== RECORDS SUPPLIED ==
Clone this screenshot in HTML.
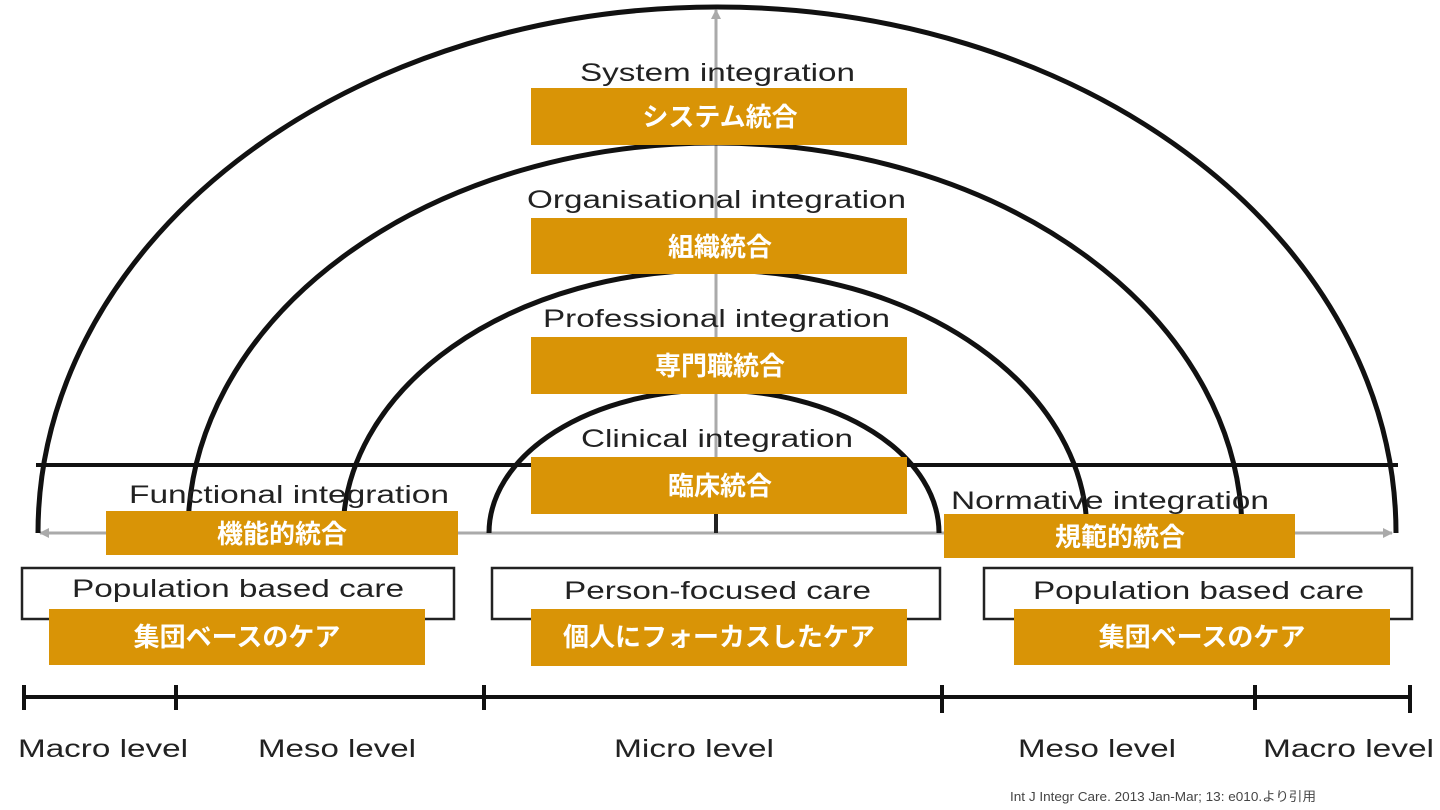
===
== RECORDS SUPPLIED ==
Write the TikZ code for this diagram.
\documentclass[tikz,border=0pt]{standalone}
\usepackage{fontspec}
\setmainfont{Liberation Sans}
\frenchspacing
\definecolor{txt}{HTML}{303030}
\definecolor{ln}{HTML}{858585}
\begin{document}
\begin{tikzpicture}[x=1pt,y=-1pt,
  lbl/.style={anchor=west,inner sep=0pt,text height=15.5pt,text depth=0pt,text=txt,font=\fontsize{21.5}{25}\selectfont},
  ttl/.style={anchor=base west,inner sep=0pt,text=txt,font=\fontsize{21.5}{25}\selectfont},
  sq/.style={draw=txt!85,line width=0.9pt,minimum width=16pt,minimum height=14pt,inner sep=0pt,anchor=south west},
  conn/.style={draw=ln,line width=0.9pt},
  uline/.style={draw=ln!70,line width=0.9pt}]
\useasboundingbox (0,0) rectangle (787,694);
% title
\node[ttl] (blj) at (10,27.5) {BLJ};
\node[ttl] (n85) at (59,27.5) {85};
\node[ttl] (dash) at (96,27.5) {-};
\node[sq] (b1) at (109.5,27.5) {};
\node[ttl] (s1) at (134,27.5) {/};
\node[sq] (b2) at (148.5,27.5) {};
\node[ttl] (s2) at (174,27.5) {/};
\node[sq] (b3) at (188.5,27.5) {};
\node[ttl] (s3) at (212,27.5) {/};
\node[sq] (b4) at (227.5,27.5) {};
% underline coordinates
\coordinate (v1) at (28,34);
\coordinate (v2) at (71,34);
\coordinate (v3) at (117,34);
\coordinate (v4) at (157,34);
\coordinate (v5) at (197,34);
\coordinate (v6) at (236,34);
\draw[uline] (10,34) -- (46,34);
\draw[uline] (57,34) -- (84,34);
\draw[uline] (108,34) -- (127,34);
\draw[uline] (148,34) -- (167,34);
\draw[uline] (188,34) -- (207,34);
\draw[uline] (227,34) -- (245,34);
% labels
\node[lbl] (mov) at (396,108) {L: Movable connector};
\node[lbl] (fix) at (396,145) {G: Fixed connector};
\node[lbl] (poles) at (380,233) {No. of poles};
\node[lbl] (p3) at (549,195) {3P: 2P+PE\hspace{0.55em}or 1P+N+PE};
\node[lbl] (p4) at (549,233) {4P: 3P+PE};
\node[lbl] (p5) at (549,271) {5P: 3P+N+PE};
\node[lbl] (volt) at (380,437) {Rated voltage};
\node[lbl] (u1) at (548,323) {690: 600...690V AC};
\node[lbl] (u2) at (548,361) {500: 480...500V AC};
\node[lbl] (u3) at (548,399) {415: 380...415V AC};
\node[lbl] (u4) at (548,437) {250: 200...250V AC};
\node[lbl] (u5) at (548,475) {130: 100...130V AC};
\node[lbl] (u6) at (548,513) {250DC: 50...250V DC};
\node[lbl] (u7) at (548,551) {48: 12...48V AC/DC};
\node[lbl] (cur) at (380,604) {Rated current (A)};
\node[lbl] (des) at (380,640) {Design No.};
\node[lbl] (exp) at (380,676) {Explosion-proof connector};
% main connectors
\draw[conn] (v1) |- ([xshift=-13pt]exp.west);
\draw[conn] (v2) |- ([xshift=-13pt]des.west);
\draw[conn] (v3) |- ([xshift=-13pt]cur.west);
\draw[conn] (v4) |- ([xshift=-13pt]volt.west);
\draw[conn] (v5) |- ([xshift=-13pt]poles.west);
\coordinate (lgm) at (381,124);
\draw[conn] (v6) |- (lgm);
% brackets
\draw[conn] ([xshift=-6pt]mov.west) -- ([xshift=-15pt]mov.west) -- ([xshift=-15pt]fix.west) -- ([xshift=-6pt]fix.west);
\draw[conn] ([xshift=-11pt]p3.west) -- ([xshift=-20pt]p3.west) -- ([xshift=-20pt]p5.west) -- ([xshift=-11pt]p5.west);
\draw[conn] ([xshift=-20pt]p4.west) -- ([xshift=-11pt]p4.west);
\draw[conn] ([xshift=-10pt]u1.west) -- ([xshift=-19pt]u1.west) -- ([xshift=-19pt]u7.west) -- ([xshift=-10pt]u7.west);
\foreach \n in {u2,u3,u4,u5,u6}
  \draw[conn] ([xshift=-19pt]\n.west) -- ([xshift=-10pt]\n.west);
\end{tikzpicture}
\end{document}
===
== RECORDS SUPPLIED ==
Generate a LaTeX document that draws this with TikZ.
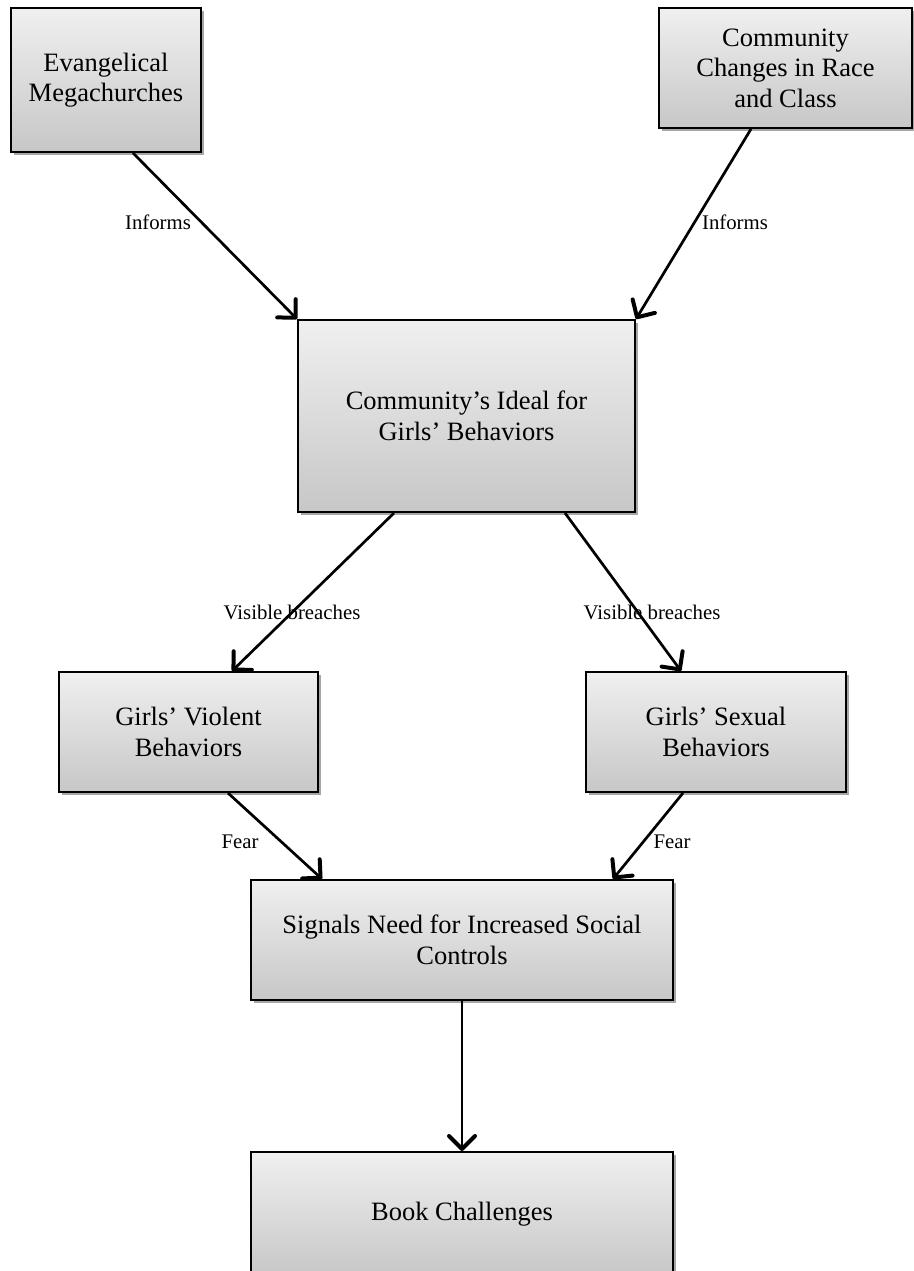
===
**BRIEF**
Copy every line of the records above that holds the word "this".

**WRITTEN REPLY**
Clone this screenshot in HTML.
Write the TikZ code for this diagram.
Generate a LaTeX document that draws this with TikZ.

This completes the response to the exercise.